Perhaps Father’s day
we can remember to give men a rest each day and time to get away.
Loving
Our Men and Boys,
Betty
Lue
You
may value reading this with a new look at what our egoic personalities have
learned to do.
No
need to agree, because it may not represent you and your experience. ( but many
do!)
What
Men and Women Really Want
This
describes our egoic (learned personality) behaviors and motivations, not our
higher or spiritual nature.
Generalizations about what gender really wants are
just that –generalizations!
However
there are consistent behaviors among genders that are often misunderstood.
Sometimes
men and women simply project their intentions and emotions onto the opposite
sex.
Or
frequently there are gender stereotypes which cause misperceptions in
relationships.
Ie.

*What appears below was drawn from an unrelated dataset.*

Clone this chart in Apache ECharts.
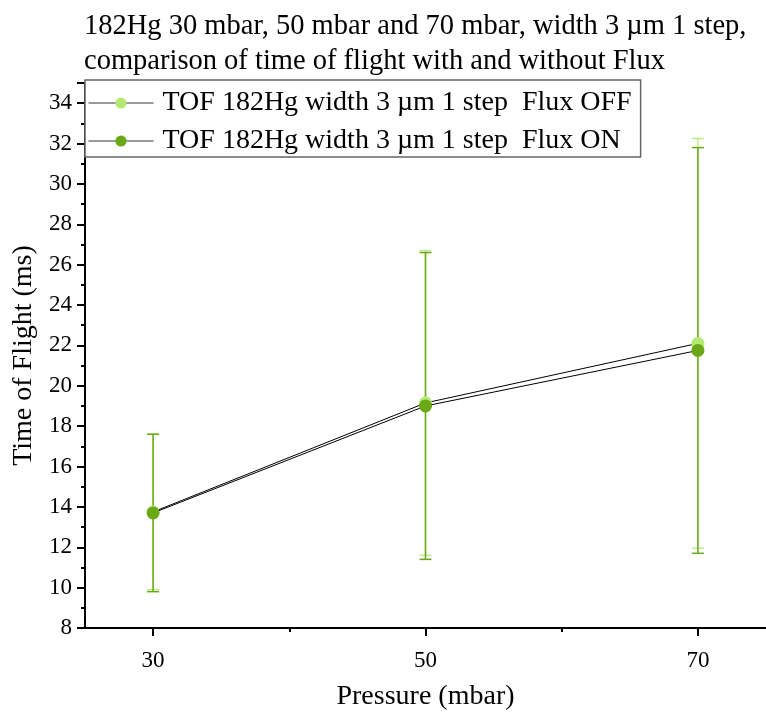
<!DOCTYPE html>
<html>
<head>
<meta charset="utf-8">
<script src="https://cdn.jsdelivr.net/npm/echarts@6/dist/echarts.min.js"></script>
<style>
  html, body { margin: 0; padding: 0; background: #fff; }
  #chart { width: 766px; height: 716px; }
</style>
</head>
<body>
<div id="chart"></div>
<script>
// Pressure settings (mbar)
const pressures = [30, 50, 70];
// Time of flight (ms) and its spread, Flux OFF
const tofFluxOff = [13.75, 19.15, 22.1];
const tofFluxOffErr = [3.85, 7.55, 10.15];
// Time of flight (ms) and its spread, Flux ON
const tofFluxOn = [13.7, 19.0, 21.75];
const tofFluxOnErr = [3.9, 7.6, 10.05];

const seriesNames = [
  'TOF 182Hg width 3 \u00b5m 1 step  Flux OFF',
  'TOF 182Hg width 3 \u00b5m 1 step  Flux ON'
];
const titleText = '182Hg 30 mbar, 50 mbar and 70 mbar, width 3 \u00b5m 1 step,\ncomparison of time of flight with and without Flux';

const colorOff = '#b6e874';
const colorOn = '#6aa818';
const serif = 'Liberation Serif, Times New Roman, serif';

function points(ys) { return pressures.map((p, i) => [p, ys[i]]); }
function bars(ys, errs) { return pressures.map((p, i) => [p, ys[i] - errs[i], ys[i] + errs[i]]); }

function errorBar(color, opacity) {
  return function (params, api) {
    const x = api.value(0);
    const lo = api.coord([x, api.value(1)]);
    const hi = api.coord([x, api.value(2)]);
    const half = 6;
    const style = { stroke: color, lineWidth: 1.5, opacity: opacity };
    return {
      type: 'group',
      children: [
        { type: 'line', shape: { x1: lo[0], y1: lo[1], x2: hi[0], y2: hi[1] }, style },
        { type: 'line', shape: { x1: lo[0] - half, y1: lo[1], x2: lo[0] + half, y2: lo[1] }, style },
        { type: 'line', shape: { x1: hi[0] - half, y1: hi[1], x2: hi[0] + half, y2: hi[1] }, style }
      ]
    };
  };
}

const chart = echarts.init(document.getElementById('chart'), null, { renderer: 'canvas' });

chart.setOption({
  animation: false,
  backgroundColor: '#ffffff',
  title: {
    text: titleText,
    left: 79,
    top: 4,
    textStyle: { fontFamily: serif, fontSize: 28.5, fontWeight: 'normal', color: '#000', lineHeight: 35 }
  },
  legend: {
    left: 85,
    top: 80,
    orient: 'vertical',
    data: seriesNames,
    itemWidth: 65,
    itemHeight: 14,
    itemGap: 10,
    padding: [9, 9, 2, 3],
    borderColor: '#666',
    borderWidth: 1.5,
    backgroundColor: '#fff',
    lineStyle: { width: 1, color: '#333' },
    textStyle: { fontFamily: serif, fontSize: 28, color: '#000', padding: [0, 0, 0, 4] }
  },
  grid: { left: 85, right: -3, top: 83, bottom: 77, containLabel: false },
  xAxis: [{
    type: 'value',
    min: 25,
    max: 75,
    name: 'Pressure (mbar)',
    nameLocation: 'middle',
    nameGap: 55,
    nameTextStyle: { fontFamily: serif, fontSize: 28, color: '#000' },
    axisLine: { show: true, onZero: false, lineStyle: { color: '#000', width: 2 } },
    axisTick: { show: true, customValues: [30, 50, 70], length: 8, lineStyle: { color: '#000', width: 2 } },
    axisLabel: { customValues: [30, 50, 70], margin: 21, fontFamily: serif, fontSize: 23, color: '#000' },
    splitLine: { show: false }
  }, {
    type: 'value',
    min: 25,
    max: 75,
    position: 'bottom',
    axisLine: { show: false },
    axisTick: { show: true, customValues: [40, 60], length: 4, lineStyle: { color: '#000', width: 2 } },
    axisLabel: { show: false },
    splitLine: { show: false }
  }],
  yAxis: {
    type: 'value',
    min: 8,
    max: 35,
    interval: 2,
    name: 'Time of Flight (ms)',
    nameLocation: 'middle',
    nameGap: 33,
    nameTextStyle: { fontFamily: serif, fontSize: 28, color: '#000' },
    axisLine: { show: true, lineStyle: { color: '#000', width: 2 } },
    axisTick: { show: true, length: 8, lineStyle: { color: '#000', width: 2 } },
    minorTick: { show: true, splitNumber: 2, length: 4, lineStyle: { color: '#000', width: 2 } },
    axisLabel: { margin: 13, showMaxLabel: false, fontFamily: serif, fontSize: 23, color: '#000' },
    splitLine: { show: false }
  },
  series: [
    {
      name: seriesNames[0] + ' err',
      type: 'custom',
      renderItem: errorBar(colorOff, 0.85),
      encode: { x: 0, y: [1, 2] },
      data: bars(tofFluxOff, tofFluxOffErr),
      z: 1
    },
    {
      name: seriesNames[1] + ' err',
      type: 'custom',
      renderItem: errorBar(colorOn, 1),
      encode: { x: 0, y: [1, 2] },
      data: bars(tofFluxOn, tofFluxOnErr),
      z: 2
    },
    {
      name: seriesNames[0],
      type: 'line',
      data: points(tofFluxOff),
      symbol: 'circle',
      symbolSize: 13,
      lineStyle: { color: '#000', width: 1 },
      itemStyle: { color: colorOff },
      z: 3
    },
    {
      name: seriesNames[1],
      type: 'line',
      data: points(tofFluxOn),
      symbol: 'circle',
      symbolSize: 13,
      lineStyle: { color: '#000', width: 1 },
      itemStyle: { color: colorOn },
      z: 4
    }
  ]
});
</script>
</body>
</html>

When
a woman won’t talk, it is because she is resentful or punishing the other
person.
When men
won’t talk and withdraw, it is usually because they don’t know what to say
without exposing their emotional vulnerability and prefer to work it out
without hurting the other or themselves.
In
general….men simply want to make their woman happy.
Men are
simple.
Men try
hard to please the other after doing their “job” the best they can as protector
and provider.
Men are
confused by emotions and emotional behavior.
Men have
difficulty reading what changing emotional states and behaviors are really
saying.
Men do
their best to make it right, but have limited tools or understanding.
Men
objectify women.
Men often
are simply seeing their woman as the object of their love.
Men are
dependent on a woman.
(Men tend
to remarry within one year of losing their partner, On average for women it is
five years.)
Men use
their relationship as their north star, the compass by which they guide their
course in life.
Men need
their woman to be clear about what really matters and stay true to her word.
When the
woman changes her mind, it is frustrating, confusing and can cause depression
and distress.
Men have
learned to stay away when a woman (mother) is upset until they “know” what to
do.
Men try
hard to keep the relationship on an even keel.
Men tend
to exert all their energy in doing what they know they can do….earn money and
keep safe.
They
often use TV, internet and video games to go into the zone to undo stress and
to stay out of trouble.
In
general, criticism shuts down their energy and makes them weak, uncertain and
confused.
Men would
rather avoid fights by staying away (under the radar). ( Working or playing or
unavailable.)
Men rely
on their woman’s happiness and approval to know that they are OK, wanted and belong.
In
general…women simply want their way.
Women are
complex.
Women
please themselves by doing their job of nurturing and nourishing the whole
family.
Women
stir emotions and emotional reactions and see them as indicating love and
loyalty.
Women
project their motives onto men, not recognizing the differences.
Women do
their best to manipulate, control and convince to get their believed “right”
way.
Women
utilize men.
Women use
men to protect, provide and produce children.
Women are
independent and capable of caring for themselves, but it is less work with
willing help.
Women
oversee the big picture and plan for the future of themselves and their
families.
Women
multitask and seem to consider all elements.
Women are
best at scheduling and making future plans.
Women can
be effective assistants to men and know how to control the outcome.
Women use
their relationship as the means to get what they want: home, family, travel,
companion, etc.
Women
resent criticism and will find ways to get even, defend and attack.
Women
expect men to be like women and disrespect men’s inabilities to perform.
Women use
emotions as power, fighting to confuse the man, to win and get their way.
Women use
the man’s compliance (obedience) as the indication of his love and loyalty.
These
generalizations are based on 30+ years of observation and listening to the
genders express their unconscious and conscious motivations.